PROBLEM DETAILS
All lines holding the string "that" are to be shown.

+---+

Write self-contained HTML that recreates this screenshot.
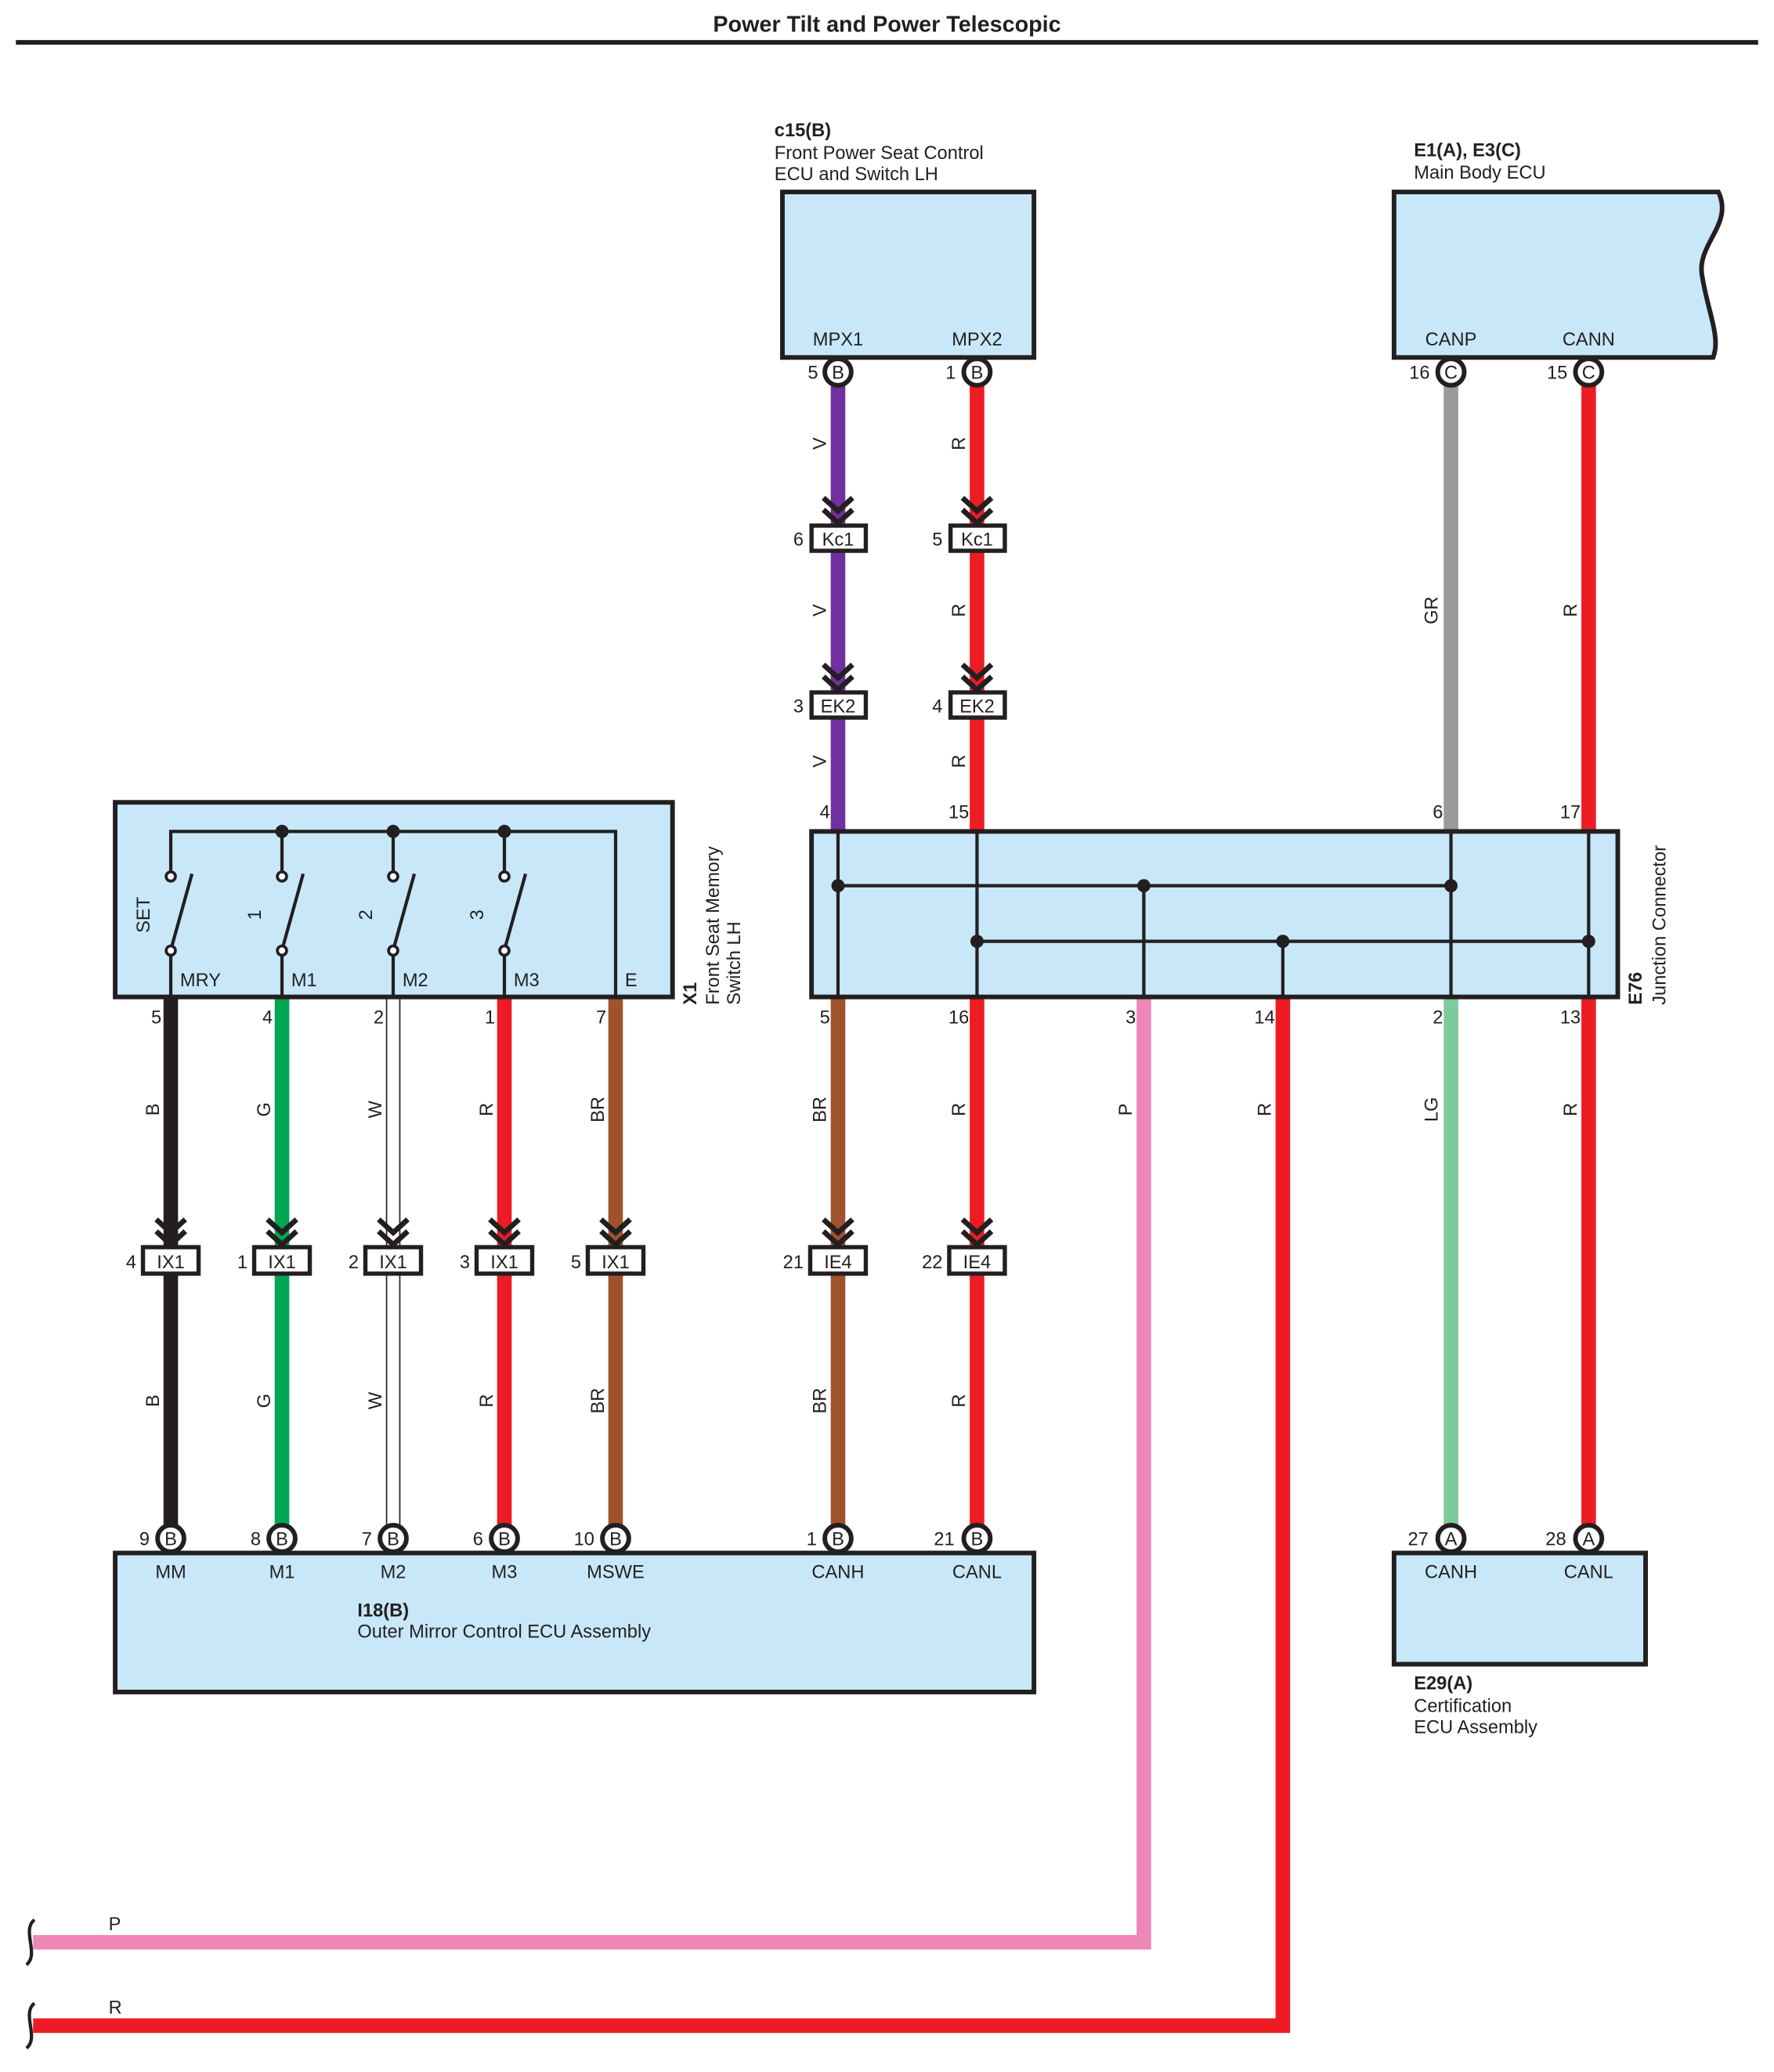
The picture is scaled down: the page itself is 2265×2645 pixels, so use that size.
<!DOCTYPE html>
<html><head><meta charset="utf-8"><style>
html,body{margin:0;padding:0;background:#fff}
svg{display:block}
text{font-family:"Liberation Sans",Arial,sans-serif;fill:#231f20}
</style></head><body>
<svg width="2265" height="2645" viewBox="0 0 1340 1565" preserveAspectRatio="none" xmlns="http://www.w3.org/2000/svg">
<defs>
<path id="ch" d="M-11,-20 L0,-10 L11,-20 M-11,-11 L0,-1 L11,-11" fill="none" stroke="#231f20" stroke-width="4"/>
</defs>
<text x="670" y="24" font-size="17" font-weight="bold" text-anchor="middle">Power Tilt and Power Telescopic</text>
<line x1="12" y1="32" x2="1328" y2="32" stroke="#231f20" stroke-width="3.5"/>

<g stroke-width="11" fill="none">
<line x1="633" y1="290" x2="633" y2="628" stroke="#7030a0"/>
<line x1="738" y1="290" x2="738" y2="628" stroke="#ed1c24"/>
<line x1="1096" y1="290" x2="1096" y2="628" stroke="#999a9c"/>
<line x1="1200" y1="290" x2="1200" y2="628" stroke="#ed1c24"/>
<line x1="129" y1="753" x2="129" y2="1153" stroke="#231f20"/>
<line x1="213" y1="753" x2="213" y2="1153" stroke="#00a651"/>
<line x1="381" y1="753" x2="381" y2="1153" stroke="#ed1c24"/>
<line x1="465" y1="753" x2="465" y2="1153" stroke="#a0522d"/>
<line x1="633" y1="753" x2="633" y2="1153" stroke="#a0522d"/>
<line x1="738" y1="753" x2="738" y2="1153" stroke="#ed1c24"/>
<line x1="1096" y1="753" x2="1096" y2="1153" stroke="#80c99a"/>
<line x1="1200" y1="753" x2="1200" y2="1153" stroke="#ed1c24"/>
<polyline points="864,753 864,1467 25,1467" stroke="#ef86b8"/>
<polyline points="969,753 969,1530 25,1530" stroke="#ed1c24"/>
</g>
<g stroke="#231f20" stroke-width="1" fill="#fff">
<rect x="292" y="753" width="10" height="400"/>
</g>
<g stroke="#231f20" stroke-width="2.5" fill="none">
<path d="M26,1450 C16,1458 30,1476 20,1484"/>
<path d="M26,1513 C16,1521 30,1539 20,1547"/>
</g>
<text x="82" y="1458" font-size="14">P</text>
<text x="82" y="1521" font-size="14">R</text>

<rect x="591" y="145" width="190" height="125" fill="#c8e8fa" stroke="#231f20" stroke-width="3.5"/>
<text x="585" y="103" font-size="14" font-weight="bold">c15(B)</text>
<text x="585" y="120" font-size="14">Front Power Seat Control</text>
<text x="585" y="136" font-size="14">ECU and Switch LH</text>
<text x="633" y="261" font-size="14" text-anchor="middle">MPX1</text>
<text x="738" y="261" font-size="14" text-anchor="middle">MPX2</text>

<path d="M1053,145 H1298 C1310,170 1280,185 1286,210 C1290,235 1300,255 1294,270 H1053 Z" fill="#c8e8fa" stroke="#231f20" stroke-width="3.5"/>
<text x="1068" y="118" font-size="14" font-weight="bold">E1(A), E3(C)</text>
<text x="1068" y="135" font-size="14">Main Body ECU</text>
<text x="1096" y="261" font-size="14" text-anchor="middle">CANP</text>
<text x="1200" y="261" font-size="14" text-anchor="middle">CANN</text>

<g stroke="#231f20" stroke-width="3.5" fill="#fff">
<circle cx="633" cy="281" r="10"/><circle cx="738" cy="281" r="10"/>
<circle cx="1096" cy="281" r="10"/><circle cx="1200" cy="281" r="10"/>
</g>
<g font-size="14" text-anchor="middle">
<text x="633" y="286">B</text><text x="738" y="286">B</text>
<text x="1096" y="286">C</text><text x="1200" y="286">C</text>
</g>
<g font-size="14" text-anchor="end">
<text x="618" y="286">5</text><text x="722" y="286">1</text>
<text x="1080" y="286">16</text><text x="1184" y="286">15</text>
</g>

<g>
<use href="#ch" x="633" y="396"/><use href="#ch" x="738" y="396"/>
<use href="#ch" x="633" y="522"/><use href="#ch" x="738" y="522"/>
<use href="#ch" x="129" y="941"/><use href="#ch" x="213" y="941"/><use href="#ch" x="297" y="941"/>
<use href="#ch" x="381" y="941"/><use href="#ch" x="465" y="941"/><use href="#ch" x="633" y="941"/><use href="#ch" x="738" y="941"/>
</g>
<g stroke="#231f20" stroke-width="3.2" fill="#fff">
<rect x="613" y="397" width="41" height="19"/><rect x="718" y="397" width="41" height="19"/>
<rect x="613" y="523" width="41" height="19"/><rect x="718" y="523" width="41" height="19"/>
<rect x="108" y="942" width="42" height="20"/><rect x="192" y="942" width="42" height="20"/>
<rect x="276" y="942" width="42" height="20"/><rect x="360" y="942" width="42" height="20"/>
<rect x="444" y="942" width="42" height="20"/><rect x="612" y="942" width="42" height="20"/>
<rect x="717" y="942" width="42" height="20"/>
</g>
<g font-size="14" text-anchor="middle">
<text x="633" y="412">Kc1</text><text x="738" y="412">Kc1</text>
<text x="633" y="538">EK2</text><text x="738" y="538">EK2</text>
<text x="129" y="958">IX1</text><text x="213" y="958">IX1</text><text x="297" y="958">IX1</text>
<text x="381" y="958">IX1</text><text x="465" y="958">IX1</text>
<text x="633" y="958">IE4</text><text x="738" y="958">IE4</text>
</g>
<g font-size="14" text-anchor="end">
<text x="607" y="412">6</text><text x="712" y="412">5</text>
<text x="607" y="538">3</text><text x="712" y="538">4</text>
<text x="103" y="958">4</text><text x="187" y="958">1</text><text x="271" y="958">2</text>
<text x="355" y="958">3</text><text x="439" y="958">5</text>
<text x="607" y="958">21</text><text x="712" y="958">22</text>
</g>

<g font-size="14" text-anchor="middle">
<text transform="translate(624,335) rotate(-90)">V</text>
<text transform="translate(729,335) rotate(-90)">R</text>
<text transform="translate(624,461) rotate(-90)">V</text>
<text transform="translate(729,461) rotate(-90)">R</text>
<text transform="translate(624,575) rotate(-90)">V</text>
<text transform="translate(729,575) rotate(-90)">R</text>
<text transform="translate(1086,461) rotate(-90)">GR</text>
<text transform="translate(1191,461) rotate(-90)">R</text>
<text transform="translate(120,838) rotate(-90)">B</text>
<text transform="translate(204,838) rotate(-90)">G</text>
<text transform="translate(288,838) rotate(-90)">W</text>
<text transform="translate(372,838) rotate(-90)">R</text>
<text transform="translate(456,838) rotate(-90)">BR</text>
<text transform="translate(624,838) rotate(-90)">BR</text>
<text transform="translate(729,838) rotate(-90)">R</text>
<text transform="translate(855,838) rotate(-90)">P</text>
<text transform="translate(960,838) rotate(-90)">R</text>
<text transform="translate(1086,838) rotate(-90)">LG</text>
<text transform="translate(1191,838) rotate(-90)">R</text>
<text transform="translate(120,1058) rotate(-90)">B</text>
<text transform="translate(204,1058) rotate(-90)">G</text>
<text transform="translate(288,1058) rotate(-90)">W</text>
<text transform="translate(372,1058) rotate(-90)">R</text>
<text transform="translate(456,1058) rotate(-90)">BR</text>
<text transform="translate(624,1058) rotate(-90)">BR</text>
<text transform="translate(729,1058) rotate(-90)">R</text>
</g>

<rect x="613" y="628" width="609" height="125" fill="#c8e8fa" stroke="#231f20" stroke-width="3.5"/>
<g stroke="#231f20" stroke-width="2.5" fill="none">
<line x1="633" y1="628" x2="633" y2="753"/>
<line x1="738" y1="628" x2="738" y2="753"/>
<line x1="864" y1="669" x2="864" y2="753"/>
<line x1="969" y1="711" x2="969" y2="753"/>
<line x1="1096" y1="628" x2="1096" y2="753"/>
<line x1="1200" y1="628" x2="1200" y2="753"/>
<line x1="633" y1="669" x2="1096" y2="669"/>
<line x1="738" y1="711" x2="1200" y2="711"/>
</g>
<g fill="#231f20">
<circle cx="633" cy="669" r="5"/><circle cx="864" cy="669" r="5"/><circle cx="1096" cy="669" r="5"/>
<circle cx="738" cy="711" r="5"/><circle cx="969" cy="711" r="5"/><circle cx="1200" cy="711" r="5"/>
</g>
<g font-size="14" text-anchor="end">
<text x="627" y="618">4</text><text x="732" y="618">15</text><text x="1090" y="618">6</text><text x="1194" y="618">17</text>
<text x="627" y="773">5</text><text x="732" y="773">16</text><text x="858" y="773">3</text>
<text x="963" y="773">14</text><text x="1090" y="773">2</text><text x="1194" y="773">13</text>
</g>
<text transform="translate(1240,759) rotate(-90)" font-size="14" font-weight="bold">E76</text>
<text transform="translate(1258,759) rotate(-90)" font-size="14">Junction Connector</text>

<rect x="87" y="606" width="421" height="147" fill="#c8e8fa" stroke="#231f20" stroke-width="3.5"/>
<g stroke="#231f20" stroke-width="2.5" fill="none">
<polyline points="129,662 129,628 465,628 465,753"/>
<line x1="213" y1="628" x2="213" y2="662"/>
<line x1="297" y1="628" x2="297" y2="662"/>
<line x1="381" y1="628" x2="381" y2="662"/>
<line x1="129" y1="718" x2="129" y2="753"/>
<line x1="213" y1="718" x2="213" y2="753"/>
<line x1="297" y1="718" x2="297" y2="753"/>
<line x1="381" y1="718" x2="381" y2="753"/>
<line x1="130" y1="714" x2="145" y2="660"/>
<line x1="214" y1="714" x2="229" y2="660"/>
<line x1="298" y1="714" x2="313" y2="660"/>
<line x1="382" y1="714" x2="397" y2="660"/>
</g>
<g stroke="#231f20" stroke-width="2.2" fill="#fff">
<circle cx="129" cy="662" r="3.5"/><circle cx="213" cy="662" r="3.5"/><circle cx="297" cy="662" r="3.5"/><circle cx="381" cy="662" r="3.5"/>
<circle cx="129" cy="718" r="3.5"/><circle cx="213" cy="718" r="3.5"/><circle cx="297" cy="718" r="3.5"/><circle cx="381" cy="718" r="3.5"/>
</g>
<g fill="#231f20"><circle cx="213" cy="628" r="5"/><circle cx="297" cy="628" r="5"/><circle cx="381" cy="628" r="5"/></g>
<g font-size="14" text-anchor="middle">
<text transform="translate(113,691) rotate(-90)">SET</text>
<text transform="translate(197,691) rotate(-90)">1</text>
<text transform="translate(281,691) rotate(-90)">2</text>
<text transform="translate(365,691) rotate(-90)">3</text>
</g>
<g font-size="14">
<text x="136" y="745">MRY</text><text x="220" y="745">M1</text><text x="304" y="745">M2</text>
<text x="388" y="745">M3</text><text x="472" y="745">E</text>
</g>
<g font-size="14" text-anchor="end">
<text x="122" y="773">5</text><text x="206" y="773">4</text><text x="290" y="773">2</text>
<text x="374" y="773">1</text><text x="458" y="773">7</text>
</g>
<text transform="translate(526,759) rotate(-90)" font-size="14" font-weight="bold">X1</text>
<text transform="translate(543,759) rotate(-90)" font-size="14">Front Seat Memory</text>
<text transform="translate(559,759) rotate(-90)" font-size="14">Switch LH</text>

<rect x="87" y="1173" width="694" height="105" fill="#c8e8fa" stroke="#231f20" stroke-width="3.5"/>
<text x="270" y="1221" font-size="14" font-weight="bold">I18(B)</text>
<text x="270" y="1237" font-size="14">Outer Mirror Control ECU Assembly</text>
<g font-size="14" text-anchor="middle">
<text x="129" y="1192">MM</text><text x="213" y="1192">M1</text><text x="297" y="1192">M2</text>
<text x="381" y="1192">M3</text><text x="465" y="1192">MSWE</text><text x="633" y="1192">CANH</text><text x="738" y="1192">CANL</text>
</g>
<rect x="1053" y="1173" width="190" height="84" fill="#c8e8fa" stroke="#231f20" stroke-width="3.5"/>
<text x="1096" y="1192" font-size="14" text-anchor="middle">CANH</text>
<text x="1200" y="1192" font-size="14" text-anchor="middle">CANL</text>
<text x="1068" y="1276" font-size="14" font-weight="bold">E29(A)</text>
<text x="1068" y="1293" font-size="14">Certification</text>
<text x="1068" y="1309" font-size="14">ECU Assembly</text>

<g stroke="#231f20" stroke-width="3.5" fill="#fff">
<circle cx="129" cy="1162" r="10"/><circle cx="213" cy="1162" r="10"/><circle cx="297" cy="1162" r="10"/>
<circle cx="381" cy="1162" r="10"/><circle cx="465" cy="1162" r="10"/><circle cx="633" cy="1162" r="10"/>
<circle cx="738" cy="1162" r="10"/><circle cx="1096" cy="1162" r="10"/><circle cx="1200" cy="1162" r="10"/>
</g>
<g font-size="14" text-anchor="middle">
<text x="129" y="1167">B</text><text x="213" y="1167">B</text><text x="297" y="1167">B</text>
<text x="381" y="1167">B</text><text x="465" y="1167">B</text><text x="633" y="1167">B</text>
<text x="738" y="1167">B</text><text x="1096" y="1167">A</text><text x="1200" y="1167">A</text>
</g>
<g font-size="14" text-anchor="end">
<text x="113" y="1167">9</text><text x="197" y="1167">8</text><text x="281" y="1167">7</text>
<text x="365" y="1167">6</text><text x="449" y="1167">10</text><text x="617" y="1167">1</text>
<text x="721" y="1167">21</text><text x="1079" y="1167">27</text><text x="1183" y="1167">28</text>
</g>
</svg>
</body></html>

+---+

TASK ANSWER
Write self-contained HTML that recreates this screenshot.
The picture is scaled down: the page itself is 2265×2645 pixels, so use that size.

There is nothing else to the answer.